Poul Anderson, The Fleet Of Stars, 4.
"...the cosmos of an ancient mythology - Yggdrasil, with roots in earth, in winterland, and in hell, with trunk soaring up to heaven, and nine worlds strewn through the windy, shadowy leafage of its crown - Yggdrasil, the All-Tree, whose fall shall bring the doom of the gods and the end of time...." (p. 49)

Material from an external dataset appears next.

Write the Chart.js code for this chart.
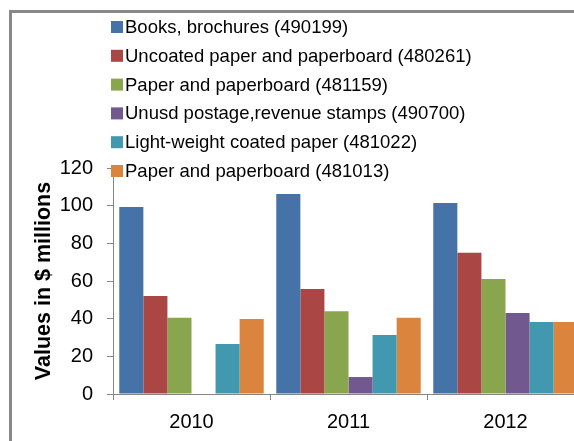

Retellings of myths change them, unless the retelling is scholarly and academic. In the Eddas:
the Tree survived the Ragnarok;
the surviving human couple hid among its branches;
the old gods died but their children survived into a new heaven and earth.
5 comments:
Kaor, Paul!
I have seen suggestions that the apocalyptic sections of the ELDER EDDA took form at least partly under Christian influence. One thinks of the Book of the Apocalypse, and the imagery found there about the new heaven, Earth, and Jerusalem
Sean
Sean,
Also, when Vidar (?) avenges Odin by tearing Fenris Wolf apart, an earlier version of the myth might have had Odin coming back out biut, in the received version, it is important that the old gods die.
Paul.
Kaor, Paul!
Some Scandinavian myths do have Odin hanging himself to obtain wisdom, and then somehow coming back. Or sacrificing an eye to obtain knowledge. And Poul Anderson even included a hint of that when he had his character Eodan wryly saying, near the end of THE GOLDEN SLAVE, that he had sacrificed an eye for wisdom.
Btw, have you ever read any translation of the ELDER EDDA? I've read Lee Hollander's version, THE POETIC EDDA.
Sean
Sean,
I have read some of it on line.
Paul.
Kaor, Paul!
And Hollander's translation of the EDDA is one of the too many books I should reread!